STATED TASK: In the material below, please retype the lines from the very first through the one with "plt.rcParams['font.family'] = SANS", exactly and without pictures.

── PROVIDED DATA ──

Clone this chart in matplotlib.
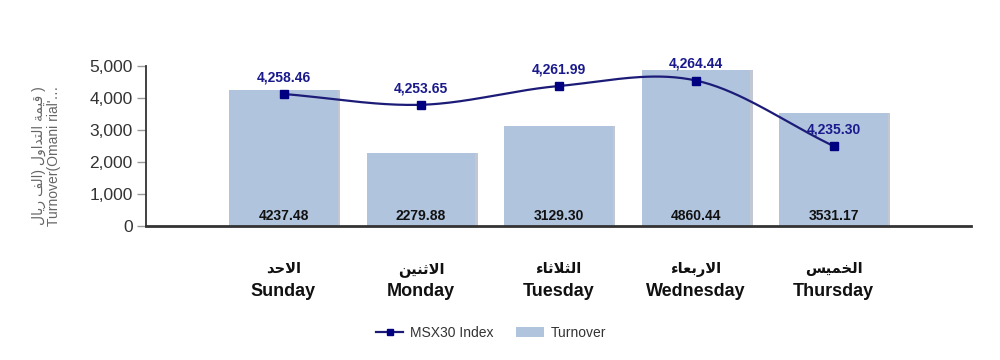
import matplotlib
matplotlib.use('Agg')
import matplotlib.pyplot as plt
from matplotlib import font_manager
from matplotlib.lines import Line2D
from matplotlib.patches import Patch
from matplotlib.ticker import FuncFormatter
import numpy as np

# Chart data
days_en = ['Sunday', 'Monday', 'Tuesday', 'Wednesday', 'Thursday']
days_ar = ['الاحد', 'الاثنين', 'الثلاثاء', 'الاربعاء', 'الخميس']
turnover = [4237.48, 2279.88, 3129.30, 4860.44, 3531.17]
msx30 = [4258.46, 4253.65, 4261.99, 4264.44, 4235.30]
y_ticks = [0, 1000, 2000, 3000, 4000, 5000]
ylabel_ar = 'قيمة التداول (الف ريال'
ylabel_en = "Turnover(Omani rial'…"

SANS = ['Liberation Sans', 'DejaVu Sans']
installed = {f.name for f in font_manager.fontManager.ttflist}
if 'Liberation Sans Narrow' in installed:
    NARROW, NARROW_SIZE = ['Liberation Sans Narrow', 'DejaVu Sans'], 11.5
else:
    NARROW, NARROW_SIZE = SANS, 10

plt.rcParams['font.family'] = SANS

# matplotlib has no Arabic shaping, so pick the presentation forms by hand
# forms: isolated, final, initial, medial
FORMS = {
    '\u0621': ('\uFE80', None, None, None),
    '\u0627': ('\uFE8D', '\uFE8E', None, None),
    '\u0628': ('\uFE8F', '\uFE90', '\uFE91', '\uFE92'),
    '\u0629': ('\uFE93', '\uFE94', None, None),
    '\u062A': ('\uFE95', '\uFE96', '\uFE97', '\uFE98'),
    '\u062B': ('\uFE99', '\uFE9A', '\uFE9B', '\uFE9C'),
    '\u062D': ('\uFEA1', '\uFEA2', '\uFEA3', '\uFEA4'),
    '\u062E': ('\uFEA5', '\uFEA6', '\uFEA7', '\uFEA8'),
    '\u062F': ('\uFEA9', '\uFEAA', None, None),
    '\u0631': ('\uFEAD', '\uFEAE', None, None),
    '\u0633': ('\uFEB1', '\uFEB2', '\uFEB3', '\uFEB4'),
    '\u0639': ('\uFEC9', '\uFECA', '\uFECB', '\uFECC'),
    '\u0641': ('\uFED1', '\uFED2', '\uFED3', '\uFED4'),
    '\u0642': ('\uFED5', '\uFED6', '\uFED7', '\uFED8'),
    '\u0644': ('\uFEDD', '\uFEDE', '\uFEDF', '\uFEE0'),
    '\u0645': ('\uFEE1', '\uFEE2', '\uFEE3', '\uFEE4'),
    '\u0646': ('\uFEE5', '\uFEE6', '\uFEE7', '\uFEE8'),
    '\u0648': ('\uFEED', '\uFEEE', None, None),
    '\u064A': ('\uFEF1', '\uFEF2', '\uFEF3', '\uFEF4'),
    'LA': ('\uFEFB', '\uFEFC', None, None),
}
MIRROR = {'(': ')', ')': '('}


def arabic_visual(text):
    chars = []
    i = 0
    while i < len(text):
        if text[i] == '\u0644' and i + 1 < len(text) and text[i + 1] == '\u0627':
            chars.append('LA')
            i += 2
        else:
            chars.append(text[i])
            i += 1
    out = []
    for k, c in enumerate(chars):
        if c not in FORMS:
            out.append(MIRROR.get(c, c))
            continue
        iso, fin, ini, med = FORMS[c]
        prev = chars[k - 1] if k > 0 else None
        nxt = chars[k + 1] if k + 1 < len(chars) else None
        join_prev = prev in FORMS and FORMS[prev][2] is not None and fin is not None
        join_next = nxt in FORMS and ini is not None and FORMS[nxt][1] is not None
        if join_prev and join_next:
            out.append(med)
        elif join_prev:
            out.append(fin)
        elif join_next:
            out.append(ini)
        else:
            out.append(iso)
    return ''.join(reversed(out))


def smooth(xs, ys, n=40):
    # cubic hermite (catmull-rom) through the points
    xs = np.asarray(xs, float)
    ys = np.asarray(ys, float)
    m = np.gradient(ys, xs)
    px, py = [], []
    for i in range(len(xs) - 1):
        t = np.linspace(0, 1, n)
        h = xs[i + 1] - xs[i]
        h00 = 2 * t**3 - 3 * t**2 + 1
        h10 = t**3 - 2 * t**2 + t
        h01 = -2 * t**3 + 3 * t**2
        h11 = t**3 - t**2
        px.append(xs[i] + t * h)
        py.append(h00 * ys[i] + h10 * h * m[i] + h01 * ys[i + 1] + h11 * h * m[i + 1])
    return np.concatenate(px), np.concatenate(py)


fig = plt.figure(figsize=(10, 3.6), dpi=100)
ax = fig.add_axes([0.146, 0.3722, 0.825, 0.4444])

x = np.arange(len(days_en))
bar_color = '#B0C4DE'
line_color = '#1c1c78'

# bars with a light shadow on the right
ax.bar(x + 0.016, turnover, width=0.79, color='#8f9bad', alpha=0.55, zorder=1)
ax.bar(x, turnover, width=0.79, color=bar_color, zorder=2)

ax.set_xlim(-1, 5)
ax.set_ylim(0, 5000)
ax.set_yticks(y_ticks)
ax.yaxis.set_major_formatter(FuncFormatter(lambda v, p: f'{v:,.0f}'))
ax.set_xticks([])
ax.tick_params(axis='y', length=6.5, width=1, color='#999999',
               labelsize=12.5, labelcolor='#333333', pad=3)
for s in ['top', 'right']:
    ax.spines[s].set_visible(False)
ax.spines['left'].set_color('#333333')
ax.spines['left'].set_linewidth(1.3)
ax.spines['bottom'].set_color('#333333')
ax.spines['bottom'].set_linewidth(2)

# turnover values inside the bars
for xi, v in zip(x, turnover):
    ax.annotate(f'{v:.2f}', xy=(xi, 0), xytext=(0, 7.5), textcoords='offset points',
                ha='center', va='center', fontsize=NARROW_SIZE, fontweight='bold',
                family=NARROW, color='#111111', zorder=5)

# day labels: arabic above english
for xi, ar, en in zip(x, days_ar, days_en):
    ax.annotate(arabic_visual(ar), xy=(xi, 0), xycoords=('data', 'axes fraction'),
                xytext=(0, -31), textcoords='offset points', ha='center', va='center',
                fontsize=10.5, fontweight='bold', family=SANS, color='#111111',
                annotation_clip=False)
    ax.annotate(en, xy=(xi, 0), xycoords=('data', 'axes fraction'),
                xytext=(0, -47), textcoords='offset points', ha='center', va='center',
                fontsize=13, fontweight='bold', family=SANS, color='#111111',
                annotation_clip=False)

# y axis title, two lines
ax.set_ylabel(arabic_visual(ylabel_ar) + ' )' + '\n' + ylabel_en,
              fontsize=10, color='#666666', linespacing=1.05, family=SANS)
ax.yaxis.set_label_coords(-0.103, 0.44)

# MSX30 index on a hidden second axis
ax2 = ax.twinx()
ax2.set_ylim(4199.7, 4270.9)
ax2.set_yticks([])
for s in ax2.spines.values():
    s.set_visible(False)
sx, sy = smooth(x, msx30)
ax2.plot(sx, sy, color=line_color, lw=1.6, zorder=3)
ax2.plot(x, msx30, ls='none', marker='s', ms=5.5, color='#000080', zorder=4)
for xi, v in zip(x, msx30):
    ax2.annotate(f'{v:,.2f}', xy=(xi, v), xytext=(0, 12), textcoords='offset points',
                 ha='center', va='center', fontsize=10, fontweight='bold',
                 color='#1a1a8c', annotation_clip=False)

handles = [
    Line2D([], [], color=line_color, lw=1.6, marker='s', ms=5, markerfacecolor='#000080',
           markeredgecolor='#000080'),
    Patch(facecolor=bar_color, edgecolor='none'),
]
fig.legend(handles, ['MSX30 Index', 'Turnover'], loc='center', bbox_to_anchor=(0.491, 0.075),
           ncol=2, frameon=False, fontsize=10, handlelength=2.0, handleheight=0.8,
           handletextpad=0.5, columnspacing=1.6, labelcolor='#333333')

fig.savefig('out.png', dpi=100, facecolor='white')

───

RESULT OF THE TASK:
Clone this chart in matplotlib.
import matplotlib
matplotlib.use('Agg')
import matplotlib.pyplot as plt
from matplotlib import font_manager
from matplotlib.lines import Line2D
from matplotlib.patches import Patch
from matplotlib.ticker import FuncFormatter
import numpy as np

# Chart data
days_en = ['Sunday', 'Monday', 'Tuesday', 'Wednesday', 'Thursday']
days_ar = ['الاحد', 'الاثنين', 'الثلاثاء', 'الاربعاء', 'الخميس']
turnover = [4237.48, 2279.88, 3129.30, 4860.44, 3531.17]
msx30 = [4258.46, 4253.65, 4261.99, 4264.44, 4235.30]
y_ticks = [0, 1000, 2000, 3000, 4000, 5000]
ylabel_ar = 'قيمة التداول (الف ريال'
ylabel_en = "Turnover(Omani rial'…"

SANS = ['Liberation Sans', 'DejaVu Sans']
installed = {f.name for f in font_manager.fontManager.ttflist}
if 'Liberation Sans Narrow' in installed:
    NARROW, NARROW_SIZE = ['Liberation Sans Narrow', 'DejaVu Sans'], 11.5
else:
    NARROW, NARROW_SIZE = SANS, 10

plt.rcParams['font.family'] = SANS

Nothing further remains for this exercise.